4ª Lei de Newton: Um 19,9 nunca pode subir. Aquele ponto miserável perdido à custa de estupidezes que mais parecem pertencentes a um indivíduo com acefalia grave, nunca pode estar mal corrigido. Portanto, o aluno mesmo que trabalhe mais do que já trabalhava nunca vai ter melhor nota, porque o seu problema são os ataques de idiotice a meios das provas. É que não se trata de falta de inteligência, são mesmo coisas inúteis como não ter metido um P, ou não ter feito um círculo à volta de um ponto...
Quando muito, consulta um psicólogo para evitar os ataques que o fazem perder um ponto. E é ele que tira todo o prazer de folhear um teste premiado com nota máxima.
Folhear um 20 é como admirar um escultura perfeita.
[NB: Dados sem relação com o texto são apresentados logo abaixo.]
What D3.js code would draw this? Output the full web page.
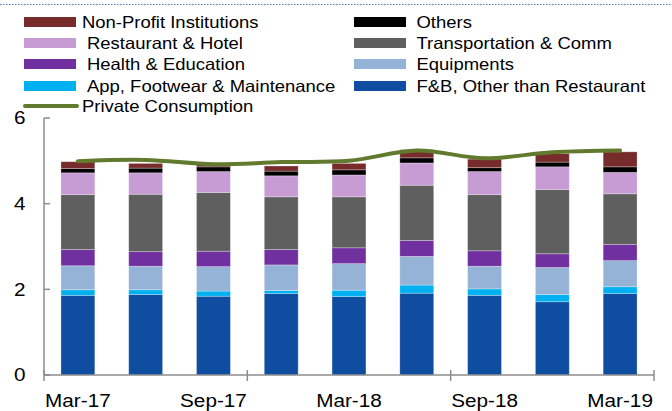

Folhear um 19,9 é como admirar uma escultura quase perfeita, que só não o é, porque o escultor parecia já estar meio enfrascado no final e falha um pequeno pormenor.
Um 20 é uma obra de arte, no fundo, e é por isso que merece ser pendurada na parece do quarto com uma moldura talhada a ouro. Um 19,9 é uma nota tão asquerosa que apetece mesmo deixar saliva em cima. Esta nota é a causa de não se poder observar alegremente, após vários anos, todos os 20’s espalhados pelas paredes da casa, alguns já em folhas tão amarelas e esburacadas que nem se vê a nota. Mas a memória não nos falha e podemos dizer com orgulho que aquilo é de facto, uma nota máxima.
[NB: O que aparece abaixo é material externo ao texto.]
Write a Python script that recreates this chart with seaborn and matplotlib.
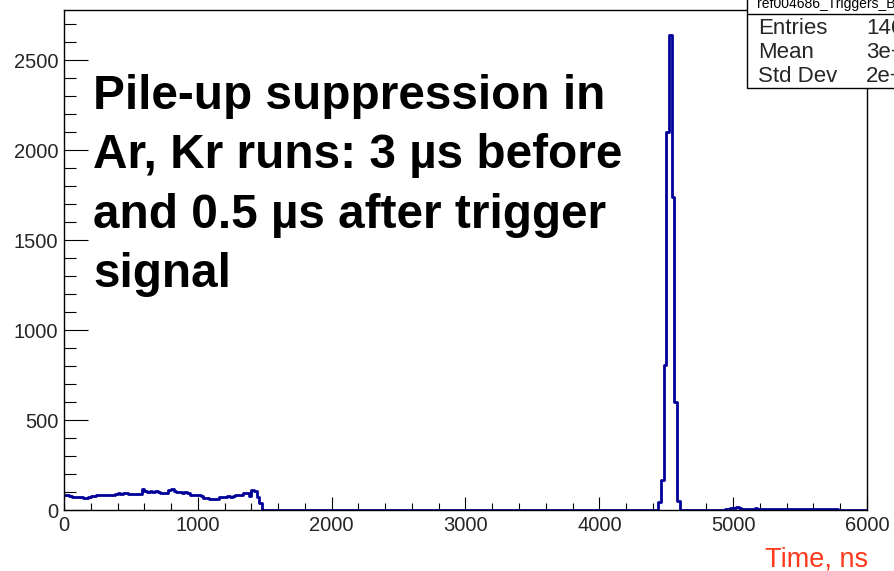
import numpy as np
import pandas as pd
import matplotlib
matplotlib.use("Agg")
import matplotlib.pyplot as plt
from matplotlib.patches import Rectangle
from matplotlib.ticker import MultipleLocator
import seaborn as sns

# ---------------- data (20 ns bins, 0..6000 ns) ----------------
bin_width = 20
x_range = (0, 6000)

low_start = 0
low_counts = [85, 83, 76, 74, 72, 75, 70, 65, 66, 72,
              78, 80, 82, 84, 83, 85, 82, 86, 84, 90,
              92, 91, 94, 92, 89, 90, 88, 91, 90, 118,
              104, 100, 103, 101, 104, 100, 97, 96, 95, 110,
              114, 106, 98, 100, 97, 99, 96, 86, 84, 82,
              83, 76, 66, 64, 60, 62, 60, 63, 70, 72,
              74, 76, 75, 78, 82, 84, 85, 95, 97, 78,
              110, 105, 72, 38, 0]

peak_start = 4440
peak_counts = [45, 165, 805, 2100, 2640, 1740, 600, 50]

tail_start = 4940
tail_counts = [3, 8, 12, 10, 14, 9, 6, 4, 5, 3, 6, 9, 7, 3, 5, 4, 6, 5, 4, 6,
               5, 3, 7, 5, 6, 4, 5, 7, 4, 5, 6, 4, 5, 5, 3, 6, 4, 5, 4, 3, 4, 3]

y_ticks = [0, 500, 1000, 1500, 2000, 2500]
x_ticks = [0, 1000, 2000, 3000, 4000, 5000, 6000]

note = "Pile-up suppression in\nAr, Kr runs: 3 µs before\nand 0.5 µs after trigger\nsignal"
x_title = "Time, ns"
stat_title = "ref004686_Triggers_BC1_Time"
stat_names = ["Entries", "Mean", "Std Dev"]
stat_values = ["14683", "3e+03", "2e+03"]

# ---------------- assemble histogram table ----------------
n_bins = int((x_range[1] - x_range[0]) / bin_width)
centers = x_range[0] + bin_width * (np.arange(n_bins) + 0.5)
counts = np.zeros(n_bins)
for start, vals in ((low_start, low_counts), (peak_start, peak_counts), (tail_start, tail_counts)):
    i0 = int((start - x_range[0]) / bin_width)
    counts[i0:i0 + len(vals)] = vals
df = pd.DataFrame({"time": centers, "count": counts})

# ---------------- plot ----------------
sns.set_theme(style="white")
plt.rcParams["font.family"] = ["Liberation Sans", "DejaVu Sans"]

fig = plt.figure(figsize=(8.95, 5.71), dpi=100)
ax = fig.add_axes([64 / 895, 61 / 571, 803 / 895, 500 / 571])

line_color = "#000099"
sns.histplot(data=df, x="time", weights="count", binwidth=bin_width, binrange=x_range,
             element="step", fill=False, color=line_color, linewidth=2.0, ax=ax)

ax.set_xlim(*x_range)
ax.set_ylim(0, 2780)
ax.set_xticks(x_ticks)
ax.set_yticks(y_ticks)
ax.set_xticklabels([str(v) for v in x_ticks])
ax.set_yticklabels([str(v) for v in y_ticks])
ax.xaxis.set_minor_locator(MultipleLocator(200))
ax.yaxis.set_minor_locator(MultipleLocator(100))
ax.tick_params(axis="x", which="major", direction="in", length=9.5, width=0.8,
               color="black", labelsize=14.5, pad=4, top=False, bottom=True)
ax.tick_params(axis="x", which="minor", direction="in", length=4.8, width=0.8,
               color="black", top=False, bottom=True)
ax.tick_params(axis="y", which="major", direction="in", length=17.5, width=0.8,
               color="black", labelsize=14.5, pad=4, right=False, left=True)
ax.tick_params(axis="y", which="minor", direction="in", length=8.8, width=0.8,
               color="black", right=False, left=True)
ax.set_xlabel("")
ax.set_ylabel("")
for s in ax.spines.values():
    s.set_visible(True)
    s.set_color("black")
    s.set_linewidth(1.0)

# x-axis title
fig.text(868 / 895, 1 - 566 / 571, x_title, ha="right", va="baseline",
         fontsize=19.5, color="#ff3a1a")

# annotation text
ax.text(93 / 895, 1 - 74 / 571, note, transform=fig.transFigure,
        ha="left", va="top", fontsize=34.4, fontweight="bold",
        color="black", linespacing=1.41)

# stats box
box = Rectangle((747 / 895, 1 - 88 / 571), 0.5, 0.5, transform=fig.transFigure,
                facecolor="white", edgecolor="black", linewidth=1.0, zorder=5)
fig.patches.append(box)
fig.lines.append(plt.Line2D([747 / 895, 1.0], [1 - 14 / 571, 1 - 14 / 571],
                            transform=fig.transFigure, color="black", linewidth=1.0, zorder=6))
fig.text(757 / 895, 1 - 4 / 571, stat_title, ha="left", va="center",
         fontsize=10, color="black", zorder=7)
for i, (n, v) in enumerate(zip(stat_names, stat_values)):
    yy = 1 - (28 + 24 * i) / 571
    fig.text(758 / 895, yy, n, ha="left", va="center", fontsize=16, zorder=7)
    fig.text(866 / 895, yy, v, ha="left", va="center", fontsize=16, zorder=7)

fig.savefig("out.png", dpi=100)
E é por isso vamos à escola quando somos novos e frescos, e não quando somos idosos e experientes. Não é porque os jovens têm mais facilidade em aprender, nada disso, é porque têm melhor memória. Porque se lembram mais facilmente dos 20’s que tiveram. Se fôssemos para a escola já idosos, posteriormente, não nos lembraríamos porque é que tinhamos a casa cheia de quadros com folhas podres, e deitaríamos tudo para o lixo, incluindo as horas de esforço que levaram à glória do melhor objectivo que se pode ter em termos académicos.
Enfim, e com esta reflexão já analisei a 3ª fase da discussão de notas. Falta apenas a 4ª e última fase que é a recuperação da sanidade mental.
Isto passa muito pelo conforto de pensar que no próximo teste é que é, e que aí é que se vai subir a nota. Ou, no caso de ser o último teste, pensar que não é possível fazer mais nada e que ainda há outros objectos de avaliação e que as provas não são, afinal, assim tão importantes. No caso de um 19,9, esta fase não é possível de ser efectuada porque o choque é tremendo e permanece para o resto da vida, atormentando um indivíduo nos momentos mais inoportunos.
Pensem bem na possibilidade de terem um 19,9 enquanto estão a fazer o teste, e, se for preciso, percam ali uns 2 ou 3 pontos (porque nunca se tem a certeza de que se vai tirar um 20) mesmo de propósito para não apanharem a desilusão da vossa vida.
19.9?! Essa foi a nota com que acabei a cadeira de Anatomia. NAAAAAAAAAAAAAAAAAAAAAAAAAAAAAAAO!!